By Brian Homewood and Pritha Sarkar
ZURICH (Reuters) - Football's governing body, FIFA, voted on Tuesday to expand the World Cup to 48 teams from its current 32, brushing aside concerns that the expansion would lower the overall standard of the tournament and make it too big and unwieldy.
FIFA president Gianni Infantino, fulfilling a promise he made during last year's election campaign, said the move meant that "more can participate and many more will have a chance to dream".
"It’s not the 20th century any more. It’s the 21st century.
Football is more than Europe and South America. Football is global," he told reporters.
"The football fever you have in a country that qualifies for the World Cup is the biggest promotion of the sport you can have."
FIFA's 211 member associations each hold one vote in the presidential election, and 135 of them have never played at a World Cup, so expansion of the tournament was always likely to appeal.
The new format, to be introduced in 2026, will feature a first round of 16 groups of three teams, with the top two in each qualifying for a round of 32. From then on, it would be a straightforward knockout contest.
The hosts of the 2026 tournament will be decided in May 2020. The CONCACAF Confederation, representing North and Central America and the Caribbean, is seen as a strong contender, possibly providing a joint bid from at least two of the United States, Canada and Mexico.

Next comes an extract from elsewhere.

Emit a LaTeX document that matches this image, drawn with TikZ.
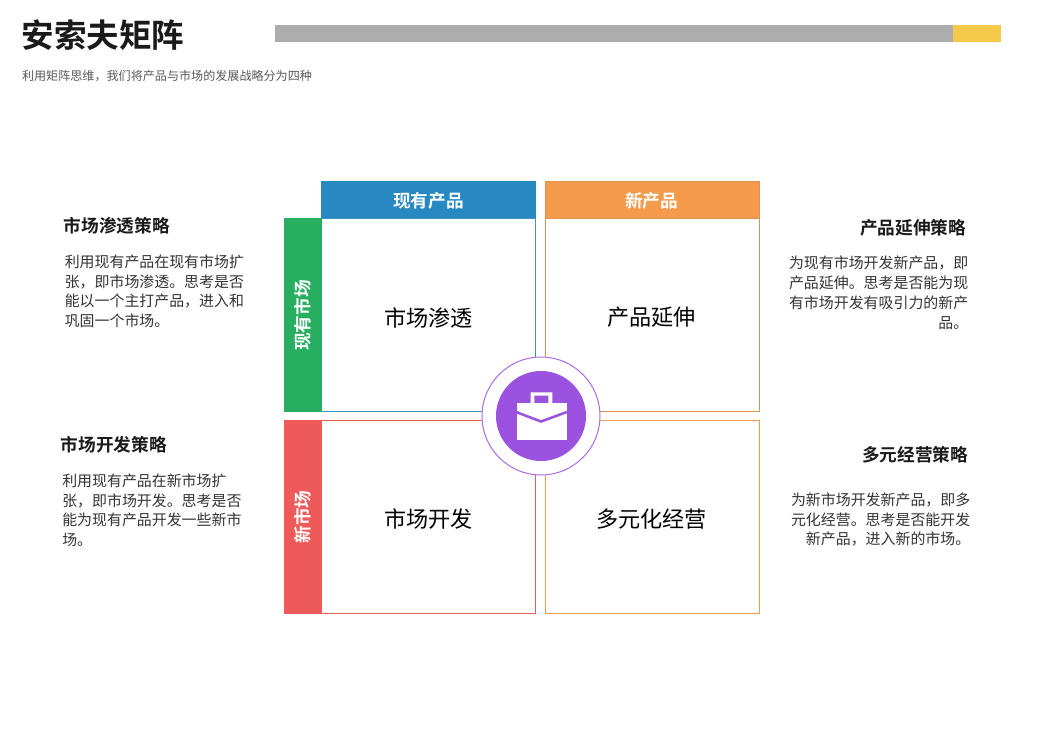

The new-look tournament will increase the number of matches from 64 to 80, but Infantino said it would require the same number of match days and stadiums as now:
"This format can be played in exactly the same number of days as today, 32, and the winning team will play the same number of games, seven, as today, and in the same number of stadiums, 12, as today," he said.
Critics have said that FIFA is tampering with a winning formula; the last World Cup in Brazil was widely regarded as one of the best in the competition's 87-year-old history, featuring shock results, last-minute drama and outstanding individual performances.
NEGATIVE FORMAT?
One of the concerns is that the new format will make the group stage merely a matter of avoiding elimination, and so encourage negative play.
Infantino said it had not yet been decided whether penalty shootouts could be used to decide drawn group-stage matches.
The qualifying competition, meanwhile, is likely to become a mere formality for many of the strongest teams.
The number of extra slots for each continental confederation, as well as formats for the qualifying competitions, will be decided at a later date, Infantino said.
He had initially suggested a 40-team tournament, but then added another eight to that total in October.
Those who have never qualified include 41 out of FIFA's 54 of its African members and 10 out of 11 members in the Oceania region.
The ECA, the association that represents more than 200 European clubs, most of which dislike releasing their players for international duty, said the decision had been taken for "political reasons rather than sporting ones" and "under considerable political pressure".
"We fail to see the merits to changing the current format of 32 that has proven to be the perfect formula from all perspectives," it said in a statement.
Reinhard Grindel, head of the German federation (DFB), said he saw a danger that "in the future we will see more defensive-minded teams".
"If the World Cup stops being as attractive, then fan and sponsor support suffers, as does its marketing."
The pressure group New FIFA Now, which has campaigned for reform of FIFA, said the move "will make a mockery of the qualification process for most confederations".
The inaugural World Cup, staged in 1930 in Uruguay, featured just 13 teams and 18 matches. Sixteen teams took part from 1934, eight more were added from 1982 onwards and, finally, another eight in 1998.